Tuesday 10 November 2020

Explaining Imagination

This post is by Peter Langland-Hassan, Associate Professor of Philosophy at the University of Cincinnati, who is presenting his new book, Explaining Imagination (OUP 2020). The book is available as a free open access download, thanks to a TOME grant from the University of Cincinnati.


Peter Langland-Hassan 


We won’t understand what imagination is—we won’t be able to explain imagination—until we can write a recipe for making it out of parts we already understand. My book, Explaining Imagination, is a compendium of such recipes.

What ingredients do they feature? On my telling, they are other familiar mental states like beliefs, desires, judgments, decisions, and intentions. In different combinations and contexts, they constitute cases of imagining.

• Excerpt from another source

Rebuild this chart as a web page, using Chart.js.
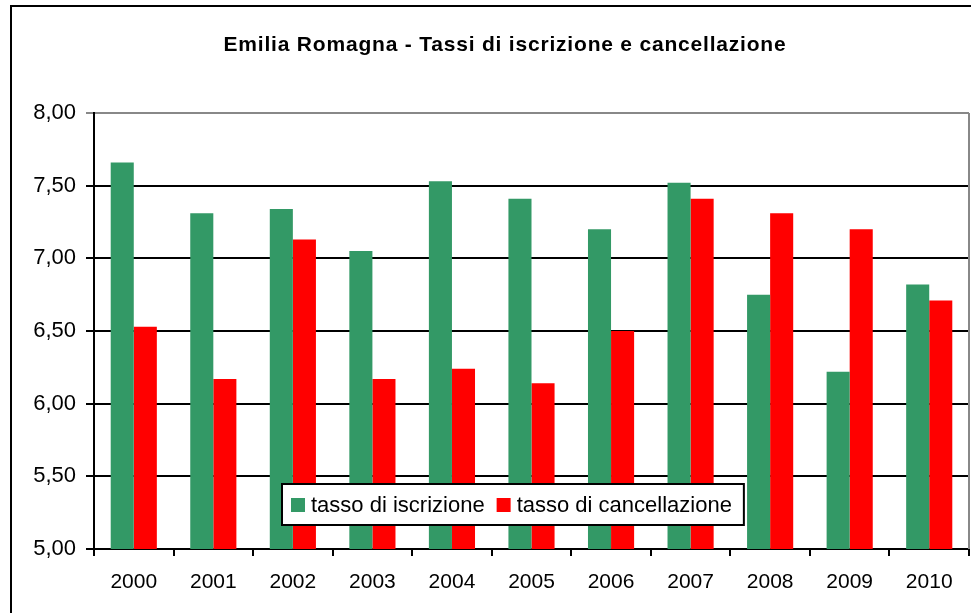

The idea that imagination can be reduced to other kinds of mental states in this way is at odds with what most (maybe all) other philosophers have had to say about imagination. According to the orthodox view, if we list a person’s beliefs, desires, intentions, judgments, decisions, hopes, wishes, fears, and so on, and fully describe their ongoing use of those states in practical and theoretical reasoning, we will leave open whether they are imagining. For the facts about what, if anything, a person is imagining are thought not to be entailed by any facts about other folk psychological states they might be in. This is the sense in which imagination is commonly held to involve a sui generis or “primitive” type of mental state.





My reductive strategy is to look closely at behaviors and abilities commonly held to be enabled by imagination and to show how the work assigned to imagination can be accomplished by other kinds of states we already knew we had. These phenomena include conditional reasoning (Chapters 5 and 6), pretending (Chapters 7 and 8), the comprehension and enjoyment of fictions (Chapters 9, 10, and 11), and creativity (Chapter 12). In each case I try to explain how it can be that the imagining we associate with each activity is nothing over and above the skillful use of states like beliefs, desires, and intentions.

I do not, however, argue that imagining that p is the same thing as believing or desiring that p—or even as weakly believing or desiring that p. Rather, my claim is that some uses of beliefs, desires, judgments, intentions, and so on—none of which may have the precise content p—constitute cases of imagining that p. Here I apply the maxim, “Don’t assume content mirroring.” For example, suspecting that p is not the same as believing that p; but suspecting that p may nevertheless be reducible to believing that q, where q is the proposition that it is somewhat likely that p.

A second important maxim at work in my book is: “Don’t assume homogeneity.” In order for imagining to reduce to other kinds of mental states, we needn’t assume that it reduces in the same way in each instance. What gets called ‘imagining’ in one context—such as pretense—may be something different than what is called ‘imagining’ in another—such as daydreaming.

What unifies the diverse phenomena I try to explain as “imaginings” is that they are all cases of rich, elaborated thought about the unreal, fantastical, fictional, or possible that is, in general, epistemically safe. (“Epistemically safe” in the sense that it does not tend to decrease one’s epistemic standing, as opposed to, say, delusions which can also be about the unreal and fantastical.) Imagining, in this sense, sometimes involves mental imagery. But it needn’t by its nature. 

Some readers of may worry that the reductive approach I recommend is dismissive, deflationary, or even eliminative of imagination proper. But that is a misunderstanding. My aim is to explain imagination, not to question its importance, or to make it disappear. The take-home message is rather this: imagination is mysterious on its face. Because we have a comparatively clear understanding beliefs, desires, perceptions, and intentions, then—if the sometimes surprising recipes offered in Explaining Imagination succeed—a similarly clear conception of imagination is close at hand.